Шаболдаев знал правила игры и никогда не посмел бы взять деньги у руководителей райсмешторга или отдела общественного питания. Те платили напрямую начальнику милиции и прокурору. Был еще и невообразимо богатый начальник отдела рабочего снабжения, который платил министрам и чиновникам в центре, а иногда и приезжал лично с большим портфелем к самому Якову Александровичу Тоболину. В районе все знали, в какие именно дни начальник ОРСа делает эти выплаты Тоболину, и считали, что это в порядке вещей.

Но и те, с кого брали деньги, тоже знали правила игры. Хозяин киоска, обязанный платить Шаболдаеву товаром и деньгами, не имел права лично давать деньги прокурору или секретарю райкома. Да у него никто бы их и не принял. Вместе с тем он не обязан был платить и другим офицерам милиции – из спецкомендатур и колоний, у которых были свои постоянные источники доходов. Эти офицеры хорошо наживались на заключенных и не имели права обирать местное население. В свою очередь, и местное руководство района не вмешивалось в деятельность расположенных на ее территории колоний и спецкомендатур, понимая, что руководство этих подразделений обязано обеспечивать бесперебойное поступление денег в свое управление и свое министерство.

Когда машина уже подъезжала к Умбаки, Шаболдаев достал с заднего сиденья водку и, открыв бутылку, сделал несколько глотков. Поморщился и, развернув одну конфету, стал энергично ее жевать. Протянул бутылку лейтенанту.

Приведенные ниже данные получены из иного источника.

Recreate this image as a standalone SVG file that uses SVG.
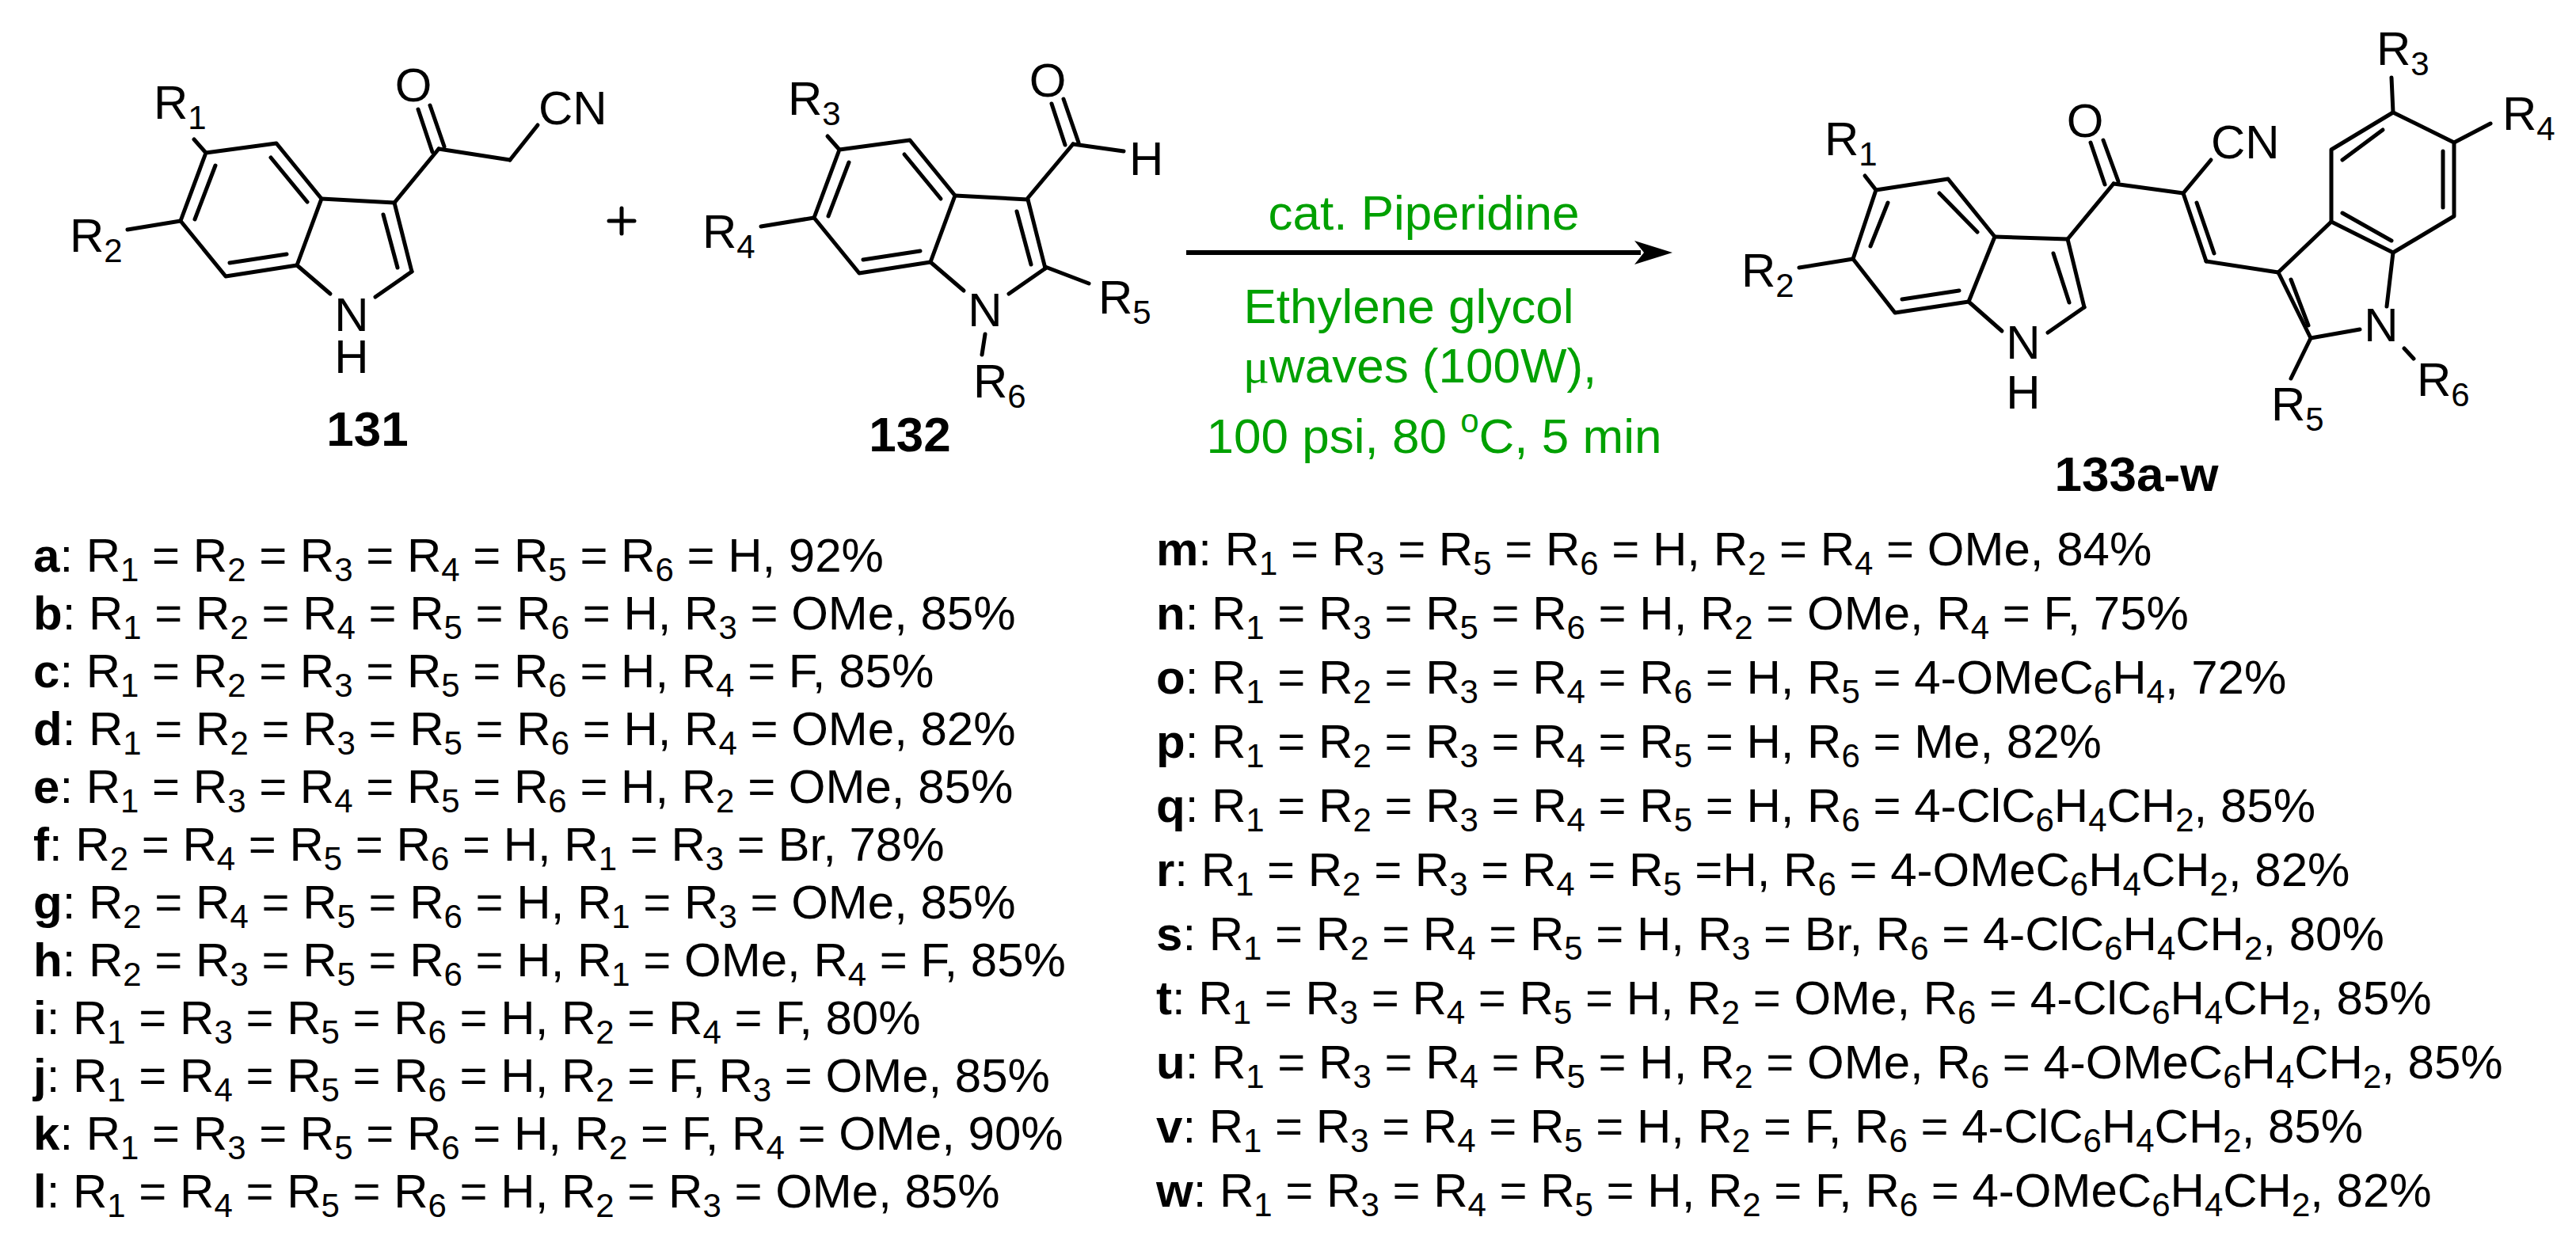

– Выпей. Это для дезинфекции нужно. Там все прокаженные будут.

Лейтенант послушно сделал несколько глотков. Но не стал закусывать конфетой, лишь с шумом втянул в себя воздух.

– А ты не выходи из машины, – строго приказал сидевшему за рулем сержанту майор Шаболдаев, – и смотри, чтобы никто не трогал автомобиль. Никто чтобы к нему не прикасался.

Машина въехала в поселок. Как обычно, было тихо и спокойно. Шаболдаев однажды приезжал сюда – три года назад, во время выборов, когда местные жители и больные должны были проголосовать. В советские времена явка голосующих требовалась стопроцентная. Поэтому привезли в Умбаки урну, все осторожно опустили в нее бюллетени, после чего она была увезена из поселка и... Впрочем, на Востоке существуют свои традиции. И быть избранным против воли местного падишаха нельзя – хоть в коммунистические времена, хоть в демократические.

У административного здания больницы машина остановилась. Лейтенант, никогда ранее сюда не приезжавший, невольно вздрогнул, увидев проходившего мимо человека с перевязанным лицом. Видны были только его глаза, наблюдавшие за приехавшими.

Шаболдаев вылез из машины, оглядываясь вокруг. Он не сомневался, что сейчас десятки пар любопытных глаз наблюдают за ними отовсюду.

Но больные проказой были лишены главного человеческого качества – уверенности в себе. И потому не рисковали появляться перед внезапно приехавшими в поселок незнакомцами.

Дверь здания открылась, и лейтенант снова вздрогнул.

На этот раз появился не больной, а сам главный врач лепрозория, краснощекий, пышущий здоровьем человек. Он подошел к приехавшим и, предусмотрительно не протягивая руки, представился:

– Доктор Лаидов.

За ним вышла высокая худощавая женщина в белом халате. Она строго смотрела на приехавших, не скрывая своего недовольства. Посетителей тут явно не любили.